The sabbatical was a response to a felt lack of spirituality in the over brained under souled Church of England and a search about where to find soul spirituality. He already had this quest and bias (dated 2005) in a mobile home retreat on the North Norfolk coast - a place to just be. The programme seems to combine with something of a travelogue in The Times, which is obviously another source of income. I have spotted this angle in articles about China, India and about England.

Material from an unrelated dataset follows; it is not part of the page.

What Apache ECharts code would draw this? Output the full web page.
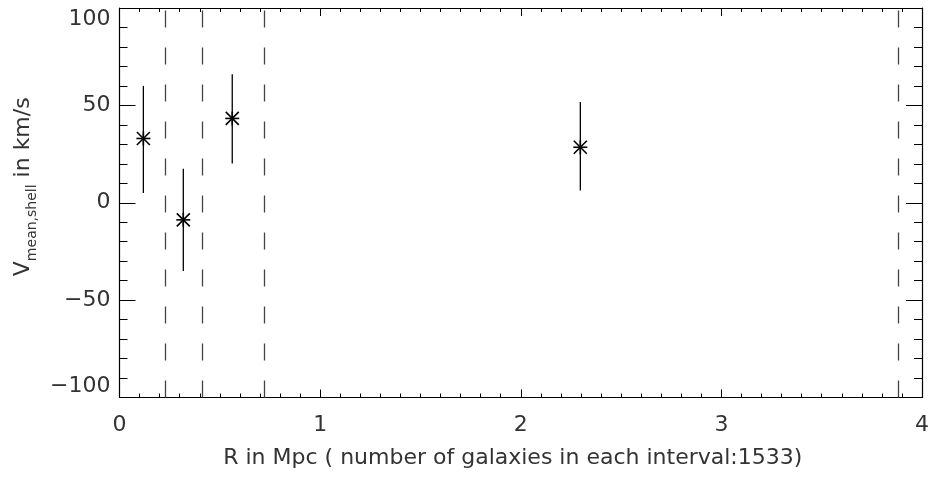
<!DOCTYPE html>
<html>
<head>
<meta charset="utf-8">
<script src="https://cdn.jsdelivr.net/npm/echarts@6/dist/echarts.min.js"></script>
<style>html,body{margin:0;padding:0;background:#fff;}#c{width:932px;height:478px;}</style>
</head>
<body>
<div id="c"></div>
<script>
var xValues = [0.119, 0.318, 0.562, 2.297];
var yValues = [33, -8.8, 43.3, 28.5];
var yLow = [5, -35, 20.1, 6.3];
var yHigh = [60, 17.5, 66, 51.7];
var boundaries = [0.235, 0.405, 0.72, 3.88];
var xTicks = [0, 1, 2, 3, 4];
var yTicks = [-100, -50, 0, 50, 100];

var pts = xValues.map(function (x, i) { return [x, yValues[i], yLow[i], yHigh[i]]; });
var FONT = 'DejaVu Sans';
var TXT = '#333';

var chart = echarts.init(document.getElementById('c'));
function xAx(pos, labels) {
  return {
    type: 'value', position: pos, min: xTicks[0], max: xTicks[xTicks.length - 1], interval: 1,
    axisLine: { show: true, onZero: false, lineStyle: { color: '#000', width: 1.2 } },
    axisTick: { show: true, inside: true, length: 8, lineStyle: { color: '#000', width: 1 } },
    minorTick: { show: true, splitNumber: 10, length: 4, lineStyle: { color: '#000', width: 1 } },
    splitLine: { show: false },
    axisLabel: { show: labels, color: TXT, fontFamily: FONT, fontSize: 22, margin: 17 },
    name: labels ? 'R in Mpc ( number of galaxies in each interval:1533)' : '',
    nameLocation: 'middle', nameGap: 50,
    nameTextStyle: { color: TXT, fontFamily: FONT, fontSize: 22, padding: [0, 16, 0, 0] }
  };
}
function yAx(pos, labels) {
  return {
    type: 'value', position: pos, min: yTicks[0], max: yTicks[yTicks.length - 1], interval: 50,
    axisLine: { show: true, onZero: false, lineStyle: { color: '#000', width: 1.2 } },
    axisTick: { show: true, inside: true, length: 16, lineStyle: { color: '#000', width: 1 } },
    minorTick: { show: true, splitNumber: 5, length: 8, lineStyle: { color: '#000', width: 1 } },
    splitLine: { show: false },
    axisLabel: { show: labels, color: TXT, fontFamily: FONT, fontSize: 22, margin: 9,
      verticalAlignMinLabel: 'bottom', verticalAlignMaxLabel: 'top',
      formatter: function (v) { return v < 0 ? '\u2212' + Math.abs(v) : String(v); } },
    name: labels ? '{v|V}{s|mean,shell}{n| in km/s}' : '',
    nameLocation: 'middle', nameGap: 80, nameRotate: 90,
    nameTextStyle: {
      color: TXT, fontFamily: FONT, fontSize: 22, padding: [0, 0, 0, 32],
      rich: {
        v: { fontFamily: FONT, fontSize: 22, color: TXT, lineHeight: 32, verticalAlign: 'middle' },
        s: { fontFamily: FONT, fontSize: 14, color: TXT, lineHeight: 32, verticalAlign: 'bottom' },
        n: { fontFamily: FONT, fontSize: 22, color: TXT, lineHeight: 32, verticalAlign: 'middle' }
      }
    }
  };
}

chart.setOption({
  animation: false,
  backgroundColor: '#fff',
  grid: { left: 119.5, right: 10, top: 8, bottom: 80.5 },
  xAxis: [xAx('bottom', true), xAx('top', false)],
  yAxis: [yAx('left', true), yAx('right', false)],
  series: [
    {
      type: 'custom',
      xAxisIndex: 0, yAxisIndex: 0,
      data: pts,
      renderItem: function (params, api) {
        var c = api.coord([api.value(0), api.value(1)]);
        var lo = api.coord([api.value(0), api.value(2)]);
        var hi = api.coord([api.value(0), api.value(3)]);
        var r = 7, d = 6.5;
        var st = { stroke: '#000', lineWidth: 1.3 };
        var st2 = { stroke: '#000', lineWidth: 1.6 };
        return {
          type: 'group',
          children: [
            { type: 'line', shape: { x1: lo[0], y1: lo[1], x2: hi[0], y2: hi[1] }, style: st },
            { type: 'line', shape: { x1: c[0] - r, y1: c[1], x2: c[0] + r, y2: c[1] }, style: st2 },
            { type: 'line', shape: { x1: c[0] - d, y1: c[1] - d, x2: c[0] + d, y2: c[1] + d }, style: st2 },
            { type: 'line', shape: { x1: c[0] - d, y1: c[1] + d, x2: c[0] + d, y2: c[1] - d }, style: st2 },
            { type: 'line', shape: { x1: c[0], y1: c[1] - r, x2: c[0], y2: c[1] + r }, style: st2 }
          ]
        };
      },
      markLine: {
        silent: true, symbol: ['none', 'none'], label: { show: false },
        lineStyle: { color: '#444', width: 1.3, type: [17, 20] },
        data: boundaries.map(function (b) { return { xAxis: b }; })
      }
    }
  ]
});
</script>
</body>
</html>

What I warmed to was the solid investigation of spirituality. Obviously it was a programme idea of which the BBC approved (different cultures, places - visual interest - and another angle on religion). Such spirituality was across boundaries. So he participated in Buddhist activity, and in the Kumb Mehla, and in the harshest spirituality in the region of the oldest monastery in the world, in a cave for three weeks with father Lazarus, the only isolated monk there, nearby but neither him nor the camera crew visiting Peter Owen Jones for three weeks.

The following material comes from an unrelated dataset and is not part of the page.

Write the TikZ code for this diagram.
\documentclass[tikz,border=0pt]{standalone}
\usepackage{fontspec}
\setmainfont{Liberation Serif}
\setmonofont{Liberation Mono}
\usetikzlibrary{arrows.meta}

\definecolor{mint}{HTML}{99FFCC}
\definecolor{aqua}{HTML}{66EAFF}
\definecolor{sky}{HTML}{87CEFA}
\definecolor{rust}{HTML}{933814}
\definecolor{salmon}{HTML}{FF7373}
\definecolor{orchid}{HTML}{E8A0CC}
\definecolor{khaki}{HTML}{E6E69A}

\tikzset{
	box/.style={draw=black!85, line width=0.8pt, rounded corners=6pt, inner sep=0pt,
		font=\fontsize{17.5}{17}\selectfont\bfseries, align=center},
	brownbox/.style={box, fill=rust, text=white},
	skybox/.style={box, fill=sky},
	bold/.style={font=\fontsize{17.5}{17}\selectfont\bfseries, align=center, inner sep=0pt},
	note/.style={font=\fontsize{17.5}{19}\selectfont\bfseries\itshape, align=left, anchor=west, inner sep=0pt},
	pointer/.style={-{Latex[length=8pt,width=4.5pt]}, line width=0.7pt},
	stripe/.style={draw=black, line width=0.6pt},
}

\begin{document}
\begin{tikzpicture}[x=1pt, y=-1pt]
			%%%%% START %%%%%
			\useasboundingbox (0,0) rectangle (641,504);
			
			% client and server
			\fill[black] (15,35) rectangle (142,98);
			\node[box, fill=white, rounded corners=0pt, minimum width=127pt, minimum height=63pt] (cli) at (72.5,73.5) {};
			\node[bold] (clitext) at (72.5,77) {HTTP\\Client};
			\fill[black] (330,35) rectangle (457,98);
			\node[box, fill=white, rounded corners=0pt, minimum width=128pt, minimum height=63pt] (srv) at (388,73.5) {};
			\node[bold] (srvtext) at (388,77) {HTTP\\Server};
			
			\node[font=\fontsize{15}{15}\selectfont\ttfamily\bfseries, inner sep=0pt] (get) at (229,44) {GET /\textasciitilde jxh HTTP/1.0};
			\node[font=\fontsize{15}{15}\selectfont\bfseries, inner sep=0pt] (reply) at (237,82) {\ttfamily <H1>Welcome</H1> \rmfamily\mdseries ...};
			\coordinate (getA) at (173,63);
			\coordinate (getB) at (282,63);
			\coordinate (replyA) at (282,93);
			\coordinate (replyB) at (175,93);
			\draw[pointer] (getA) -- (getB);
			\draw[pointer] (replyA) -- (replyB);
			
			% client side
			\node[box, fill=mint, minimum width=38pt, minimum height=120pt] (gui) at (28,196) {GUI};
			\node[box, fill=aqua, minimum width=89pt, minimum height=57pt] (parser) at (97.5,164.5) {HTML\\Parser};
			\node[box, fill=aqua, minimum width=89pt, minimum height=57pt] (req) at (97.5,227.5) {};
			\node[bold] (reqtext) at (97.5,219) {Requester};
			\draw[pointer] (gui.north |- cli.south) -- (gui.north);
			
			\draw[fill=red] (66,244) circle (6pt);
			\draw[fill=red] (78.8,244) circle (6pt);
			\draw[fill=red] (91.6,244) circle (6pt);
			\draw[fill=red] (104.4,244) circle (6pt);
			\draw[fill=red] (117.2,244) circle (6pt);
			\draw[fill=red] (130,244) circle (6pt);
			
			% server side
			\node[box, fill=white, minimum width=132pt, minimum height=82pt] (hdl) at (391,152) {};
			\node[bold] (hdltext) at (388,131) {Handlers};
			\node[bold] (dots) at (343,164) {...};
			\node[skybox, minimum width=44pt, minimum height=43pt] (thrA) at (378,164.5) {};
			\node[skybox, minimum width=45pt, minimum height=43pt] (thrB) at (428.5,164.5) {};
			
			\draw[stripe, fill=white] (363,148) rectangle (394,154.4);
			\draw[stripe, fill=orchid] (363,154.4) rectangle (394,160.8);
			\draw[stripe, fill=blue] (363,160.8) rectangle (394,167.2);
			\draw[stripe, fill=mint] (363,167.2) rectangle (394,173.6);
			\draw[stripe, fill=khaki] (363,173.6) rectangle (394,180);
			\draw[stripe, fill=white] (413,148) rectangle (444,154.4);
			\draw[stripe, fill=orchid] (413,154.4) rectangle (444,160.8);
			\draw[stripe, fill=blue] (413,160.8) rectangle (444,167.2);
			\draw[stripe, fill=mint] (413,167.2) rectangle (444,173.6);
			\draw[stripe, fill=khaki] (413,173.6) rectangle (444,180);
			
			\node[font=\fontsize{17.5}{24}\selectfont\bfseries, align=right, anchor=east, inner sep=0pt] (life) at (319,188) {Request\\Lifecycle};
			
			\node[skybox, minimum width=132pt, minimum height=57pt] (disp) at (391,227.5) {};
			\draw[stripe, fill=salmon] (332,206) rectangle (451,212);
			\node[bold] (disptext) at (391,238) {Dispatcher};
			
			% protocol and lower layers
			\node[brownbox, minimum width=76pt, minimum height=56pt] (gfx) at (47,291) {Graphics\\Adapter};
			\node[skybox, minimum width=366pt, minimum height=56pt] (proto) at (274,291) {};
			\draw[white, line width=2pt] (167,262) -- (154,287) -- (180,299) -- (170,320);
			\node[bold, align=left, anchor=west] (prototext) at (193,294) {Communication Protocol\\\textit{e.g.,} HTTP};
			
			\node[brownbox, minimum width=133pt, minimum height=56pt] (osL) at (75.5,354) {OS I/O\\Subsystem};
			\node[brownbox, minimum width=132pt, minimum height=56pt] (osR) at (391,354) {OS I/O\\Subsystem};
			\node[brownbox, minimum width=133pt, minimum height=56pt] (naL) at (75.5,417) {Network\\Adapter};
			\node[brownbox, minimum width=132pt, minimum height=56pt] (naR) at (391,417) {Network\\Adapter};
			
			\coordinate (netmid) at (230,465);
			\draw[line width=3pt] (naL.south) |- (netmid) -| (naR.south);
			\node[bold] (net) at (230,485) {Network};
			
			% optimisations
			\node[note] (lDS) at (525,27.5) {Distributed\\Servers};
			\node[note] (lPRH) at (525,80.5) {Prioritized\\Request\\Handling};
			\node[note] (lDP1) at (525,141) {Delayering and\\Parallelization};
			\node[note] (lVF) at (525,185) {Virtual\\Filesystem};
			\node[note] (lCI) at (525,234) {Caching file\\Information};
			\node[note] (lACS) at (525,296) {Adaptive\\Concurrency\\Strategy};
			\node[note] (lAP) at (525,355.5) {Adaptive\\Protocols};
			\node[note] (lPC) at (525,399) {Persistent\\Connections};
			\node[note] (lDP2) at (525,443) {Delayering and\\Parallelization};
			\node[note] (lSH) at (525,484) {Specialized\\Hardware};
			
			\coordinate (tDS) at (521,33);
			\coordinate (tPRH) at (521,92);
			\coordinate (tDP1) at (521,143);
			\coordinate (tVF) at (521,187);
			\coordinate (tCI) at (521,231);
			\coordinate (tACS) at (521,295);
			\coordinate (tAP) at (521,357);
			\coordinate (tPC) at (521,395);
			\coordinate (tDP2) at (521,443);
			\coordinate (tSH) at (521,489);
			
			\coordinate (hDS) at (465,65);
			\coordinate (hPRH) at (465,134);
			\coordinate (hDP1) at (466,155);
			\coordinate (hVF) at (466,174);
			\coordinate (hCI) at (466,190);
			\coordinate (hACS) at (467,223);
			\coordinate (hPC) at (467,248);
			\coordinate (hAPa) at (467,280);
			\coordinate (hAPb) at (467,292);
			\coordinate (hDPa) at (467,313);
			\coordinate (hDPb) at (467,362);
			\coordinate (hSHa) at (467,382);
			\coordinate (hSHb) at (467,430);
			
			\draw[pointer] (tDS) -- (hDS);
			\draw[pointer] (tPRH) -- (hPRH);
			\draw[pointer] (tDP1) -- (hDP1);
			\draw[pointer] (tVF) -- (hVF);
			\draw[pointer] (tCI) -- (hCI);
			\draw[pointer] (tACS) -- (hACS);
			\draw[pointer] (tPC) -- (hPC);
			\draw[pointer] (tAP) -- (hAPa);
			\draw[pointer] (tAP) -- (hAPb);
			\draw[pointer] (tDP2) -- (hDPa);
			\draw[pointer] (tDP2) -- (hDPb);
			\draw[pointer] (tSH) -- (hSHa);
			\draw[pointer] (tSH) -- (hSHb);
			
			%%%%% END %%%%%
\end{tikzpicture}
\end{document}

The Shaolin monastery did not impress the participant, but the monastery up the mountain did, run by a Buddhist master called Shidejian, who guides around 20 monks. There he realised that by letting go, a detachment, that a kind of love that was collectively orientated took over. In the third programme he enjoyed a kind of bonding with his camel train team, and then got worried about scary demons for the up and coming isolation of the cave, discovered at the time how the slightest noise was magnified in the utter silence and barrenness, and did show some stress, but then came to be with that silence. The middle programme (I have read about) had him spending five days being one of the twenty million massed at the Hindu Kumbh Mela, centred on one of a thousand ashrams there, with dressed and made up castrated sadhus and naked ones, and then he went to the snowline of the Himalayas where many of these sadhus live alone, in mountain caves or in shelters under holy trees on the outskirts of towns and villages. The Kumbh Mela was religion in technicolour, and the Haridwar experience was in Jagdish’s ashram with flower gardens going down to seven rivers going to make up the Ganges. There he spent a few nights in a Vasistha’s cave, just outside the village of Thadoga, where the wildlife came into sharper focus and people gathered. Dressed as a Sadhu, villagers knelt as he came in. He discovered that comfort is mental, that Indians know how to smile and about the strength in not killing a scorpion.

As someone who has spent some time going weekly to a Western Buddhist meditation and, in addition, to other Western Buddhist events, and reading their literature, and also going to a few Tibetan Buddhist meditations and a centre at York and then Kilnwick Percy (to where the York Centre moved) I could understand what Peter Owen Jones was discovering at the second temple (and what was amiss at the first). I have spent no more than a long weekend at a convent, but there was a silence and peace there that had a numinous quality.

What we are talking about here is some connection with what is called salvation. This means, for me, a kind of inner quality being released, and it is not via being comfortable. That inner quality may have some sort of greater existence beyond our own consciousness - who knows. Even if we just go the way of the worms, or up in smoke, there is a freedom of non-attachment while alive which is the opposite of selfishness, as discovered by those who get on with it.

These freedoms come in Christianity - letting the liturgy pass into and through oneself, and binding together in a ritual of gift, give and receive, and silent staring - but they come equally with other faiths and approaches, all of them tried, tested and valued - some severe and some a middling approach. They kind of tell us not to be too worried about tomorrow, even as it looms and threatens.

1 comment:

mewmewmew said...

If it truly matters to them whether their members kneel in prayer or face towards the bible during the gospel readings, they probably can’t cooperate too closely. Although isn’t the whole point of being liberal that you accept others where they are and don’t need them to see things your way?